Most nurses enter their profession because they wish to provide direct care to patients and play a substantive role in developing and implementing their clinical treatment plans. However, they may be surprised by the sheer number of available career paths. Nurses not only practice in many different care environments and seek different levels of accreditation, but also face a number of educational options.
At the top of the field is the Doctor of Nursing Practice (DNP). This is the most advanced degree available to those in the nursing profession and signifies the highest level of professional preparation. But you may be wondering, is a DNP worth it? Let’s consider what the degree involves and how it can help you in your career.
What is a DNP?
Most nurses begin their careers with either a two-year associate degree or a four-year bachelor’s degree in nursing. Nursing diplomas are another viable option, though these programs are not as prevalent as they once were.

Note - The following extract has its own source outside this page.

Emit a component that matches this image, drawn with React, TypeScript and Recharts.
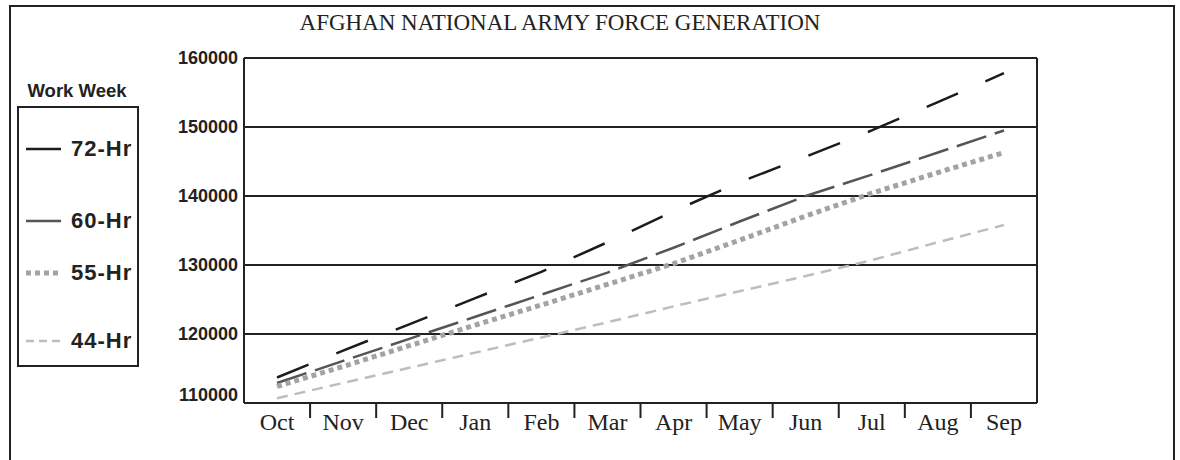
import { LineChart, Line, XAxis, YAxis, CartesianGrid } from 'recharts';

// data
const months = ['Oct', 'Nov', 'Dec', 'Jan', 'Feb', 'Mar', 'Apr', 'May', 'Jun', 'Jul', 'Aug', 'Sep'];
const hr72 = [113700, 117600, 121400, 125200, 129000, 133300, 137800, 142000, 145700, 149500, 153600, 157800];
const hr60 = [112900, 116100, 119300, 122500, 125700, 128900, 132500, 136300, 140000, 143100, 146300, 149500];
const hr55 = [112400, 115300, 118300, 121300, 124200, 127200, 130200, 133600, 137100, 140400, 143400, 146300];
const hr44 = [110700, 112900, 115100, 117300, 119500, 121700, 124000, 126200, 128400, 130700, 133300, 135800];
const yTicks = [110000, 120000, 130000, 140000, 150000, 160000];
const seriesNames = ['72-Hr', '60-Hr', '55-Hr', '44-Hr'];
const seriesValues = [hr72, hr60, hr55, hr44];

const TITLE = 'AFGHAN NATIONAL ARMY FORCE GENERATION';
const LEGEND_TITLE = 'Work Week';

const data = months.map((month, i) => {
  const row: Record<string, string | number> = { month };
  seriesNames.forEach((name, s) => {
    row[name] = seriesValues[s][i];
  });
  return row;
});

const INK = '#222';
const SANS = "'Liberation Sans', Arial, sans-serif";
const SERIF = "'Liberation Serif', 'Times New Roman', serif";

const styles: Record<string, { color: string; width: number; dash: string }> = {
  '72-Hr': { color: '#1c1c1c', width: 2.5, dash: '34 30' },
  '60-Hr': { color: '#555555', width: 2.5, dash: '31 9' },
  '55-Hr': { color: '#a3a3a5', width: 5, dash: '5 4' },
  '44-Hr': { color: '#bdbdbd', width: 2.5, dash: '11 7' },
};

// legend sample dash (short samples)
const legendDash: Record<string, string> = {
  '72-Hr': '',
  '60-Hr': '',
  '55-Hr': '5 4',
  '44-Hr': '8 5',
};
const legendRows = [149, 221, 273, 341];

const W = 1180;
const H = 460;
const Y_AXIS_W = 60;
const X_AXIS_H = 40;
// plot box: x 244..1037, y 58..403
const margin = { top: 58, right: 142, bottom: 57 - X_AXIS_H, left: 244 - Y_AXIS_W };
const plotW = 1037 - 244;
const band = plotW / months.length;

function MonthTick(props: any) {
  const { x, y, payload, index } = props;
  return (
    <g>
      <text x={x} y={y + 27} textAnchor="middle" fontFamily={SERIF} fontSize={24} fill={INK}>
        {payload.value}
      </text>
      {index > 0 && (
        <line x1={x - band / 2} x2={x - band / 2} y1={y} y2={y + 15} stroke={INK} strokeWidth={2} />
      )}
    </g>
  );
}

function ValueTick(props: any) {
  const { x, y, payload } = props;
  const shift = payload.value === yTicks[0] ? -8 : 0;
  return (
    <text
      x={x}
      y={y + shift}
      dy="0.36em"
      textAnchor="end"
      fontFamily={SANS}
      fontWeight="bold"
      fontSize={18}
      fill={INK}
    >
      {payload.value}
    </text>
  );
}

export default function App() {
  return (
    <div style={{ position: 'absolute', left: 0, top: 0, width: W, height: H, overflow: 'hidden', background: '#fff' }}>
      <div style={{ position: 'absolute', left: 0, top: 0 }}>
        <LineChart width={W} height={H} data={data} margin={margin}>
          <CartesianGrid vertical={false} stroke={INK} strokeWidth={2} />
          <XAxis
            dataKey="month"
            scale="band"
            height={X_AXIS_H}
            tickSize={0}
            tickMargin={0}
            tickLine={false}
            interval={0}
            axisLine={{ stroke: INK, strokeWidth: 2 }}
            tick={<MonthTick />}
          />
          <YAxis
            width={Y_AXIS_W}
            domain={[yTicks[0], yTicks[yTicks.length - 1]]}
            ticks={yTicks}
            tickSize={0}
            tickMargin={6}
            tickLine={false}
            axisLine={{ stroke: INK, strokeWidth: 2 }}
            tick={<ValueTick />}
          />
          <YAxis
            yAxisId="r"
            orientation="right"
            width={1}
            domain={[yTicks[0], yTicks[yTicks.length - 1]]}
            tick={false}
            tickLine={false}
            axisLine={{ stroke: INK, strokeWidth: 2 }}
          />
          {seriesNames.map((name) => (
            <Line
              key={name}
              type="linear"
              dataKey={name}
              stroke={styles[name].color}
              strokeWidth={styles[name].width}
              strokeDasharray={styles[name].dash}
              strokeLinecap="butt"
              dot={false}
              activeDot={false}
              isAnimationActive={false}
            />
          ))}
        </LineChart>
      </div>
      <svg
        width={W}
        height={H}
        style={{ position: 'absolute', left: 0, top: 0, pointerEvents: 'none' }}
      >
        <rect x={10} y={6} width={1164} height={480} fill="none" stroke={INK} strokeWidth={2} />
        <text x={560} y={30} textAnchor="middle" fontFamily={SERIF} fontSize={23} fill={INK}>
          {TITLE}
        </text>
        <text x={77} y={97} textAnchor="middle" fontFamily={SANS} fontWeight="bold" fontSize={18.5} fill={INK}>
          {LEGEND_TITLE}
        </text>
        <rect x={18} y={107} width={120} height={259} fill="none" stroke={INK} strokeWidth={2} />
        {seriesNames.map((name, i) => (
          <g key={name}>
            <line
              x1={26}
              x2={61}
              y1={legendRows[i]}
              y2={legendRows[i]}
              stroke={styles[name].color}
              strokeWidth={name === '55-Hr' ? 5 : 2.5}
              strokeDasharray={legendDash[name]}
            />
            <text
              x={71}
              y={legendRows[i] + 7}
              fontFamily={SANS}
              fontWeight="bold"
              fontSize={22}
              letterSpacing={1}
              fill={INK}
            >
              {name}
            </text>
          </g>
        ))}
      </svg>
    </div>
  );
}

Following the completion of one of these degree programs, you sit for the National Council Licensure Examination (NCLEX), receive certification as a registered nurse (RN), and begin practicing. Some nurses choose to pursue a Master of Science in Nursing (MSN), which can qualify you for nursing leadership positions. This can mean more responsibility and higher pay.
Those who earn an MSN but want to further advance their understanding of the nursing profession can then pursue a DNP, which represents the terminal degree for nurses. The typical DNP program requires 1,000 post-Bachelor of Science in Nursing (BSN) clinical practice hours; this number can include any clinical practice hours obtained in an MSN program. As such, completing a BSN to DNP program may take three to four years, while an MSN to DNP program may take just two.
What sets the DNP apart?
The DNP is distinct for its advanced status and practice-oriented focus.
Associate and bachelor’s degrees typically focus on clinical practice and the basics of patient care, while MSN degrees branch into nurse leadership. A DNP provides insight into health care at an even higher level, addressing such areas as systems and process improvement, integration of information systems and other technology, and overall quality of care. A DNP creates foundational skills for nurses who wish to take on system-level administrative positions and to focus not only on treating individual patients but also on enhancing the delivery of care across the board. Also, DNPs have broad privileges for prescribing medication, unlike RNs or other nurse leaders.
What will I learn in a DNP program?
One way of assessing whether a DNP is worth it is to take a closer look at the typical curriculum. This will give some insight into the skills you can hone and the perspectives you can develop in a doctoral-level nursing program.
While DNP curriculums vary by program, some building blocks include the following:
● Mastery of the most advanced nursing principles, including how they can improve patient care
● Development of system-level leadership, including strategies for designing and evaluating clinical care models
● Cultivation of research skills, including the use of scientific evidence to guide quality improvement initiatives
● Formation of leadership and communication skills, resulting in the ability to lead interdisciplinary teams and to advocate for health care policy changes
Areas of specialization
Health care and nursing specialists from many different fields ultimately transition to DNP practice. Some common examples include nurse-midwives, nurse anesthetists, and clinical nursing specialists. The American Association of Critical-Care Nurses (AACN) has advocated for all nurse practitioner education programs to shift focus from the MSN to the DNP, a sign of this degree’s rising stature and popularity.
The pros and cons of getting a DNP
There are notable benefits but also some potential drawbacks to pursuing a DNP.
Pros of getting a DNP
The main reasons to consider a DNP include the following:
● A DNP can qualify you for more advanced positions, including director- and executive-level roles in hospitals and health care advocacy organizations.
● Enrolling in a DNP program can help you stay on top of the latest developments in evidence-based clinical practice.
● In pursuing a DNP, you can focus your study on areas of nursing you are truly passionate about, transforming your enthusiasm into true expertise.
● Armed with a DNP, you will be better positioned to influence health care policy in an organization and even to influence nursing practice in general.
● In many organizations, an advanced nursing degree qualifies you for higher salaries.
Cons of getting a DNP
That said, potential downsides include the following:
● Earning a DNP will require anywhere from one to four additional years of education, depending on whether you have an MSN, choose a dedicated MSN to DNP program, and other factors.
● The additional years of academic training will also increase the costs of your nursing school tuition.
Considering the merits of a DNP?
Is a DNP worth it? That depends on your career goals and what you hope to accomplish in your nursing career. For those who are seeking the highest levels of influence over nursing as a vocation and over health care policies, pursuing a DNP can be a challenging but fulfilling path.